▶ **Material shown**:
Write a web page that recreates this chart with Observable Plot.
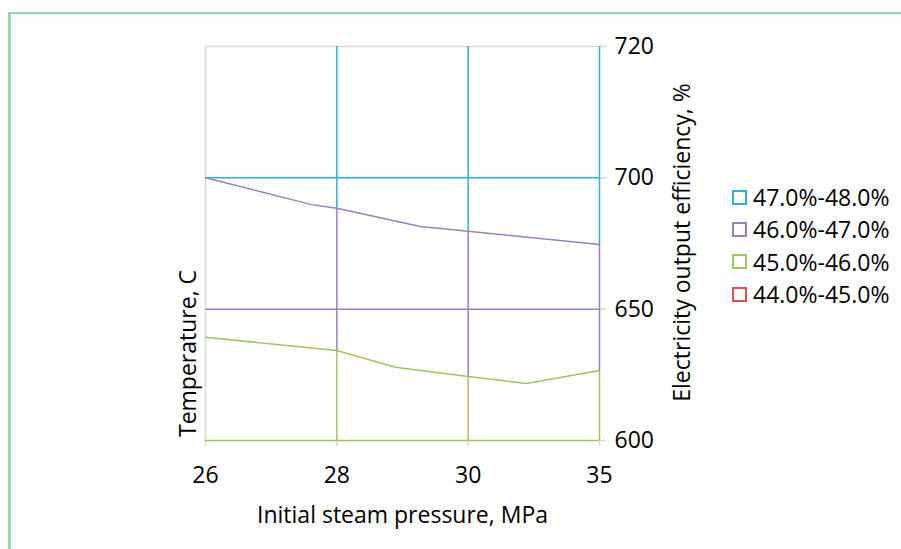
* * *
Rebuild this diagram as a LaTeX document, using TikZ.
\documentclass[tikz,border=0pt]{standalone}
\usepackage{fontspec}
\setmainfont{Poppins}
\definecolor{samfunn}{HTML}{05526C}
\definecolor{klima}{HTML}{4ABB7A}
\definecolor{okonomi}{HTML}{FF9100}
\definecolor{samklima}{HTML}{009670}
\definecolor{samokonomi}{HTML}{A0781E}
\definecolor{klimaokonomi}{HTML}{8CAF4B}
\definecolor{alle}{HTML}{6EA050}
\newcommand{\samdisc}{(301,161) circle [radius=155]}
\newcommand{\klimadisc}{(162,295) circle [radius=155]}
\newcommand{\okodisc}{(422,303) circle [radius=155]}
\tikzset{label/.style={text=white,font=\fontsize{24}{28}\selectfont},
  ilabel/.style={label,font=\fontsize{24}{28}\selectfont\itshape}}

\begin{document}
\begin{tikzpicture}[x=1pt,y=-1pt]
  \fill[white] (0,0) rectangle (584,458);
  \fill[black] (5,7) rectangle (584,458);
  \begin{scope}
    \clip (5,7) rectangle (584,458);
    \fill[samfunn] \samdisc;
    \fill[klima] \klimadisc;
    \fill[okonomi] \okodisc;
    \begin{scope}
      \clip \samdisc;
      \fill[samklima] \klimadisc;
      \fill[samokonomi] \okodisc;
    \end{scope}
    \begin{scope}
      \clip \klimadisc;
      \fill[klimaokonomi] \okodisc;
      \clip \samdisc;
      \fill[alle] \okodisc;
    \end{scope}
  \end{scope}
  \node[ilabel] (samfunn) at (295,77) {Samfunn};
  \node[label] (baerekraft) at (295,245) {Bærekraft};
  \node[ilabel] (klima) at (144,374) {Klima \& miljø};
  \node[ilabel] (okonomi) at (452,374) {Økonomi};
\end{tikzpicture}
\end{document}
==
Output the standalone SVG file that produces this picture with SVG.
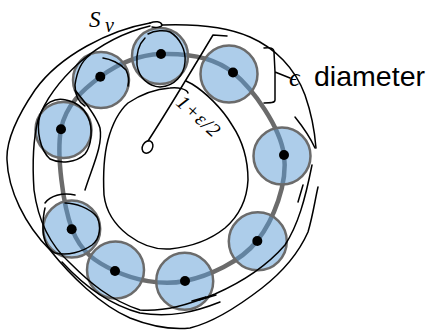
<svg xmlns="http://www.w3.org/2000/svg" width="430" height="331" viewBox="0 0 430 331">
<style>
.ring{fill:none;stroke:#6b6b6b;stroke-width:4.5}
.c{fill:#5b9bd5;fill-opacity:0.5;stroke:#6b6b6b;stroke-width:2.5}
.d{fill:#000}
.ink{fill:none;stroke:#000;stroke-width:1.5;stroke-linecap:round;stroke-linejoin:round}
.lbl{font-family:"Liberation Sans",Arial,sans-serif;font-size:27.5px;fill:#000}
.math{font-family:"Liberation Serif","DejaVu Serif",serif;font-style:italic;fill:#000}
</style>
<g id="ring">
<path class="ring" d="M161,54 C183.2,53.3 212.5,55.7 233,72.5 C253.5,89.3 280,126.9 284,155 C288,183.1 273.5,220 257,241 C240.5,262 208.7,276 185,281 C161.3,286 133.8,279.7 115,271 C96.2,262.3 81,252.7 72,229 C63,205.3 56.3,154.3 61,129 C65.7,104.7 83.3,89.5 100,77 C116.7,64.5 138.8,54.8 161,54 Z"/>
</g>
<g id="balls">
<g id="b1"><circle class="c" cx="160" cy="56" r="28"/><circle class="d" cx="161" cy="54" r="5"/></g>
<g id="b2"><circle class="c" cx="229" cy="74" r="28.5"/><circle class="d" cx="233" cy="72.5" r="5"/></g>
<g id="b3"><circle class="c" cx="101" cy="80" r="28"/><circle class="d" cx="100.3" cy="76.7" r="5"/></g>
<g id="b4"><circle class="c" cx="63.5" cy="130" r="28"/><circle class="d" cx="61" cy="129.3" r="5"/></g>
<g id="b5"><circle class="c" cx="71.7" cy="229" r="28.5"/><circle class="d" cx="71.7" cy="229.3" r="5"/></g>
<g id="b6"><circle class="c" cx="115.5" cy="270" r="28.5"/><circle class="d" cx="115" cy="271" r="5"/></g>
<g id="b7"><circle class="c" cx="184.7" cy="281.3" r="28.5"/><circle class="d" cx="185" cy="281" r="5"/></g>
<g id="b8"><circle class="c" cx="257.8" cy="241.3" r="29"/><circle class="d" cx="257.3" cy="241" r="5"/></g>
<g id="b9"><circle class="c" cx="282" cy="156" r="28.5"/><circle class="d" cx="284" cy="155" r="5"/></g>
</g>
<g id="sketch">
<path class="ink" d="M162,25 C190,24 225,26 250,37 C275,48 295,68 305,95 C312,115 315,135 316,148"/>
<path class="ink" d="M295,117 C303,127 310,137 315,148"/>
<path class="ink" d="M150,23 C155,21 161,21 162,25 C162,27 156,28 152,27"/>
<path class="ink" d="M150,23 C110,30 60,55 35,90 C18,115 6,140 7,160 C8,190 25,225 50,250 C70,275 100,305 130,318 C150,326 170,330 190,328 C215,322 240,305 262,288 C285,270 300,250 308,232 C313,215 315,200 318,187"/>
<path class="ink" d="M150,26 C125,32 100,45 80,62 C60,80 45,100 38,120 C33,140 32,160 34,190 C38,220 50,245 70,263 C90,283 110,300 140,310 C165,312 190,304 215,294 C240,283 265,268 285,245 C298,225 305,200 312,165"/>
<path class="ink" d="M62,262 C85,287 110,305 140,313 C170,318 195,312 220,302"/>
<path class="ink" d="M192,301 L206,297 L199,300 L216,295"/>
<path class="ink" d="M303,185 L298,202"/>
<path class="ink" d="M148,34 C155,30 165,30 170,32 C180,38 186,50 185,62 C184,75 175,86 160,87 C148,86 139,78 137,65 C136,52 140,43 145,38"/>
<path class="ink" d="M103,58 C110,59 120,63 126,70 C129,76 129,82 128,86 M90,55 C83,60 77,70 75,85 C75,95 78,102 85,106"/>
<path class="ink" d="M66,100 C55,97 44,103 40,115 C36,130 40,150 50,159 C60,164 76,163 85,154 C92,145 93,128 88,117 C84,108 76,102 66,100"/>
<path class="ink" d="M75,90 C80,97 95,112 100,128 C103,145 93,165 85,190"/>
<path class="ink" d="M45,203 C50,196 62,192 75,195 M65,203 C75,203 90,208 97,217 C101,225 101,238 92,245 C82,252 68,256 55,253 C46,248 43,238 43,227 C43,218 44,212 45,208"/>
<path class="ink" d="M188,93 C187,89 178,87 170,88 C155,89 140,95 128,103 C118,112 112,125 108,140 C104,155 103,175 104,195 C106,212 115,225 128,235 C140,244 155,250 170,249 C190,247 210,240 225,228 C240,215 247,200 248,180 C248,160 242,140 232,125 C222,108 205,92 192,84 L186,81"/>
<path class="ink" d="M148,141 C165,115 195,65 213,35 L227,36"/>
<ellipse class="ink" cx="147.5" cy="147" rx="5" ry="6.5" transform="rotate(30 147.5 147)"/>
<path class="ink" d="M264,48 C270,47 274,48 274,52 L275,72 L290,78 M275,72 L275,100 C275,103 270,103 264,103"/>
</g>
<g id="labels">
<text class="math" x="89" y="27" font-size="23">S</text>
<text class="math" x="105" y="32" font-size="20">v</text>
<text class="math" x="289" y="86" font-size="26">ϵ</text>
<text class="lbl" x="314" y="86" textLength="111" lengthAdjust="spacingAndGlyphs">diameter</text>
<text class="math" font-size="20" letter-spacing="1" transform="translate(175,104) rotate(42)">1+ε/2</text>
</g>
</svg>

▶ **Exercise details**: How many lines of the data hold the string "that"? Reply with the number alone.

▶ **Written solution**: 2